A front end for browsing recommendation sets generated for various research projects. The web app is based on Django and available as Docker image.

Install

# create environment
conda create -n receval python=3.7
conda activate receval

# install dependencies
pip install -r requirements.txt

# setup database (sqlite by default)
python manage.py migrate

# create admin user
python manage.py createsuperuser

Commands

# load dummy data
python manage.py loaddata dummy.json

# Start dev-server
python manage.py runserver

# Start production server
gunicorn --bind 0.0.0.0:8000 receval.wsgi

# Import Citolytics dump into database
python manage.py import_cpa --input citolytics_sample.json --empty

# Collect statics (run before production deployment)
python manage.py collectstatic --noinput

Environment

# general
export DATABASE_URL="mysql://receval:foo@localhost/receval"

# wikipedia
export RECEVAL_WIKI="en.wikipedia.org"

# zbmath
ZBMATH_DATABASE_URL=postgresql+psycopg2://postgres@...2224/postgres
ZBMATH_SSL_CERT="~/.postgresql/client.crt"
ZBMATH_SSL_KEY="~/.postgresql/client.key"
ZBMATH_SSL_ROOTCERT="~/.postgresql/root.crt"

Docker

# Pull image
docker pull aggipp/receval:latest

# Build image from repo
docker build -t receval .

# Run web server on port 8000
docker run -p 8000:8000 receval

# Run unit tests within image
docker run receval python manage.py test

# Tag image for hub
docker tag receval aggipp/receval:latest  

# Push to hub
docker push aggipp/receval:latest


## Custom
docker tag receval malteos/receval:latest
docker push malteos/receval:latest

For development, running docker-compose is recommended:

docker-compose -f docker-compose.dev.yml up

# init database and load dummy data
docker-compose -f docker-compose.dev.yml exec app python manage.py migrate
docker-compose -f docker-compose.dev.yml exec app python manage.py loaddata dummy.json

Export feedback

You can export all collected user feedback as CSV file:

python manage.py export_feedback <name> <my_output.csv> --override

zbMATH

# Import recommendations (and override existing ones)
python manage.py import_zbmath data/zbmath_recommendations.csv --empty

Setup SSH Tunnel to WMF Labs

Wikimedia provides an Elasticsearch cluster with enwiki index that we can use to retrieve MLT recommendations. However, the cluster is only reachable from within the labs network. Hence, we need to use a SSH tunnel.

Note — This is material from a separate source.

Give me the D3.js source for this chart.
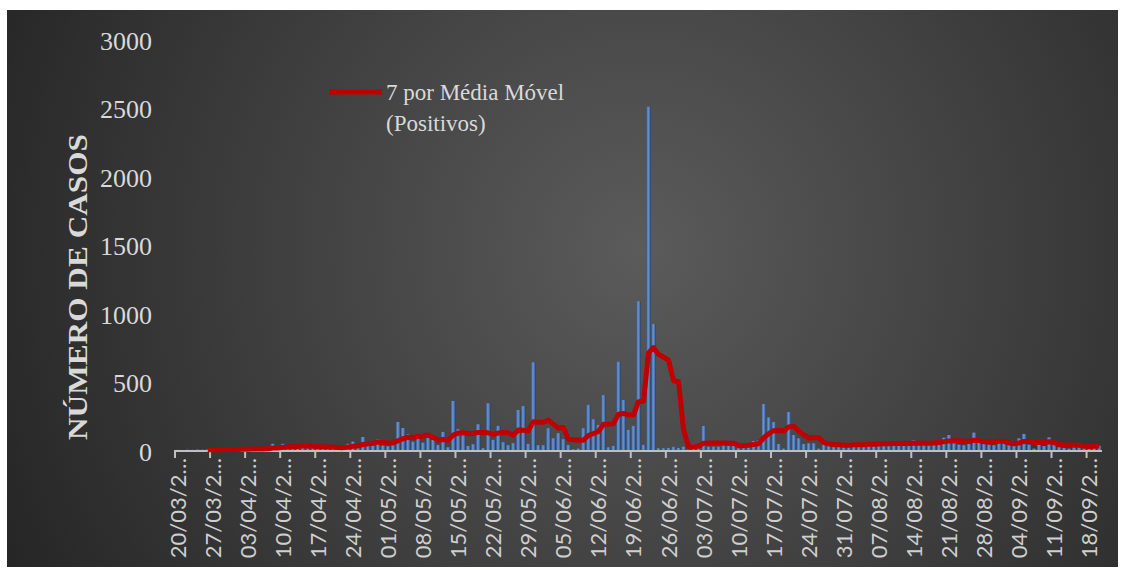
<!DOCTYPE html>
<html>
<head>
<meta charset="utf-8">
<script src="https://cdn.jsdelivr.net/npm/d3@7"></script>
<style>
body{margin:0;background:#fff}
svg{display:block}
</style>
</head>
<body>
<script>
// casos positivos por dia, a partir de 20/03
var inicio = new Date(2020, 2, 20);
var casos = [
    1, 0, 2, 1, 3, 2, 4, 2, 5, 3,
    6, 4, 7, 9, 6, 11, 8, 12, 7, 45,
    15, 45, 20, 25, 22, 40, 24, 18, 14, 18,
    20, 16, 15, 20, 45, 61, 30, 95, 50, 45,
    76, 32, 28, 36, 205, 160, 115, 61, 86, 54,
    90, 74, 37, 132, 20, 358, 152, 110, 30, 42,
    188, 13, 341, 74, 176, 57, 35, 50, 292, 321,
    45, 640, 35, 35, 159, 86, 123, 79, 36, 5,
    10, 159, 329, 225, 183, 401, 20, 30, 644, 365,
    147, 176, 1086, 37, 2505, 919, 13, 13, 15, 23,
    15, 24, 35, 44, 35, 175, 24, 24, 24, 32,
    32, 32, 49, 30, 39, 66, 73, 336, 238, 204,
    44, 10, 277, 109, 85, 44, 49, 49, 10, 39,
    39, 35, 42, 30, 45, 38, 40, 44, 49, 42,
    48, 52, 39, 55, 45, 50, 40, 73, 39, 45,
    50, 66, 66, 90, 109, 49, 39, 35, 49, 127,
    73, 49, 40, 35, 73, 49, 39, 39, 85, 117,
    39, 10, 49, 29, 92, 39, 20, 15, 10, 35,
    30, 40, 28, 35, 30
];
var ticksY = [0, 500, 1000, 1500, 2000, 2500, 3000];
var legenda = ["7 por Média Móvel", "(Positivos)"];
var tituloY = "NÚMERO DE CASOS";
var janela = 7;

var w = 1131, h = 578;

var dias = d3.timeDay.range(inicio, d3.timeDay.offset(inicio, casos.length));
var fmt = d3.timeFormat("%d/%m/%Y");
var rotulos = dias.map(function(d){ return fmt(d).slice(0, 7) + "…"; });

// media movel de 7 dias (linha de tendencia)
var media = casos.map(function(d, i){
    if (i < janela - 1) return null;
    return d3.mean(casos.slice(i - janela + 1, i + 1));
});

var svg = d3.select("body").append("svg")
    .attr("width", w)
    .attr("height", h);

var defs = svg.append("defs");
var fundo = defs.append("radialGradient")
    .attr("id", "fundo")
    .attr("gradientUnits", "userSpaceOnUse")
    .attr("cx", 640).attr("cy", 250).attr("r", 700);
fundo.append("stop").attr("offset", "0%").attr("stop-color", "#5b5b5b");
fundo.append("stop").attr("offset", "100%").attr("stop-color", "#262626");

var barraGrad = defs.append("linearGradient")
    .attr("id", "barra")
    .attr("x1", "0%").attr("x2", "100%");
barraGrad.append("stop").attr("offset", "0%").attr("stop-color", "#33578c");
barraGrad.append("stop").attr("offset", "40%").attr("stop-color", "#6e96d0");
barraGrad.append("stop").attr("offset", "75%").attr("stop-color", "#4a72ad");
barraGrad.append("stop").attr("offset", "100%").attr("stop-color", "#263f66");

svg.append("rect")
    .attr("x", 7).attr("y", 10)
    .attr("width", 1111).attr("height", 557)
    .attr("fill", "url(#fundo)");

var x = d3.scaleBand()
    .domain(d3.range(casos.length))
    .range([175, 1102])
    .paddingInner(0.12)
    .paddingOuter(0.1);

var y = d3.scaleLinear()
    .domain([0, 3000])
    .range([450, 39]);

// eixo y (so os rotulos)
svg.append("g")
    .selectAll("text")
    .data(ticksY)
    .enter().append("text")
    .attr("x", 152)
    .attr("y", function(d){ return y(d) + 2; })
    .attr("text-anchor", "end")
    .attr("dominant-baseline", "central")
    .style("font-family", "'Liberation Serif', serif")
    .style("font-size", "26px")
    .attr("fill", "#d9d9d9")
    .text(function(d){ return d; });

svg.append("text")
    .attr("transform", "translate(87,287) rotate(-90)")
    .attr("text-anchor", "middle")
    .attr("textLength", 306)
    .attr("lengthAdjust", "spacingAndGlyphs")
    .style("font-family", "'Liberation Serif', serif")
    .style("font-size", "27px")
    .style("font-weight", "bold")
    .attr("fill", "#d9d9d9")
    .text(tituloY);

// barras
svg.append("g")
    .selectAll("rect")
    .data(casos)
    .enter().append("rect")
    .attr("x", function(d, i){ return x(i); })
    .attr("width", x.bandwidth())
    .attr("y", function(d){ return y(d); })
    .attr("height", function(d){ return y(0) - y(d); })
    .attr("fill", "url(#barra)");

// eixo x
var step = x.step();
svg.append("line")
    .attr("x1", 175).attr("x2", 1102)
    .attr("y1", 451).attr("y2", 451)
    .attr("stroke", "#bfbfbf")
    .attr("stroke-width", 2);

var marcas = d3.range(0, casos.length + 1, janela);
svg.append("g")
    .selectAll("line")
    .data(marcas)
    .enter().append("line")
    .attr("x1", function(d){ return 175 + d * step; })
    .attr("x2", function(d){ return 175 + d * step; })
    .attr("y1", 450).attr("y2", 458)
    .attr("stroke", "#bfbfbf")
    .attr("stroke-width", 2);

svg.append("g")
    .selectAll("text")
    .data(d3.range(0, casos.length, janela))
    .enter().append("text")
    .attr("transform", function(d){
        var cx = x(d) + x.bandwidth() / 2;
        return "translate(" + (cx + 8) + ",458) rotate(-90)";
    })
    .attr("text-anchor", "end")
    .style("font-family", "Lato, sans-serif")
    .style("font-size", "22px")
    .attr("fill", "#cfcfcf")
    .text(function(d){ return rotulos[d]; });

// linha da media movel
var linha = d3.line()
    .defined(function(d){ return d != null; })
    .x(function(d, i){ return x(i) + x.bandwidth() / 2; })
    .y(function(d){ return y(d); });

svg.append("path")
    .datum(media)
    .attr("d", linha)
    .attr("fill", "none")
    .attr("stroke", "#c00000")
    .attr("stroke-width", 5)
    .attr("stroke-linejoin", "round");

// legenda
svg.append("line")
    .attr("x1", 329).attr("x2", 382)
    .attr("y1", 92).attr("y2", 92)
    .attr("stroke", "#c00000")
    .attr("stroke-width", 5);

svg.append("g")
    .selectAll("text")
    .data(legenda)
    .enter().append("text")
    .attr("x", 386)
    .attr("y", function(d, i){ return 100 + i * 31; })
    .style("font-family", "'Liberation Serif', serif")
    .style("font-size", "23px")
    .attr("fill", "#d9d9d9")
    .text(function(d){ return d; });
</script>
</body>
</html>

# Create SOCKS proxy (port 1081)
ssh -fN -D localhost:1081 receval.tunnel.local

# Test proxy (ignore https)
curl --proxy socks5h://localhost:1081 https://relforge1001.eqiad.wmnet:9243 -k

Data model

Experiment
- name
- description / welcome text

Item
- title
- external_id
- data (json)

Recommendation
- experiment
- item id
- seed id
- source
- rank
- score

Feedback
- user id
- seed item id
- recommendation item  id
- rating (likert scale)
- is_relevant (true/false/null)
- comment (text)

Aspect k-Nearest Neighbors

  • Whoosh index
  • w2v.txt files: SPECTER + Sentence-SciBERT (task,method,datset)

Optional:

  • Semantic Scholar API for retrieval of new docs
  • Code: SPECTER + Sentence Transformers for embedding of new docs
# env
DJANGO_ASPECT_KNN_DOCS_PATH
DJANGO_ASPECT_KNN_GENERIC_W2V_PATH
DJANGO_ASPECT_KNN_TASK_W2V_PATH
DJANGO_ASPECT_KNN_METHOD_W2V_PATH
DJANGO_ASPECT_KNN_DATASET_W2V_PATH
DJANGO_ASPECT_KNN_WHOOSH_INDEX_PATH

License

MIT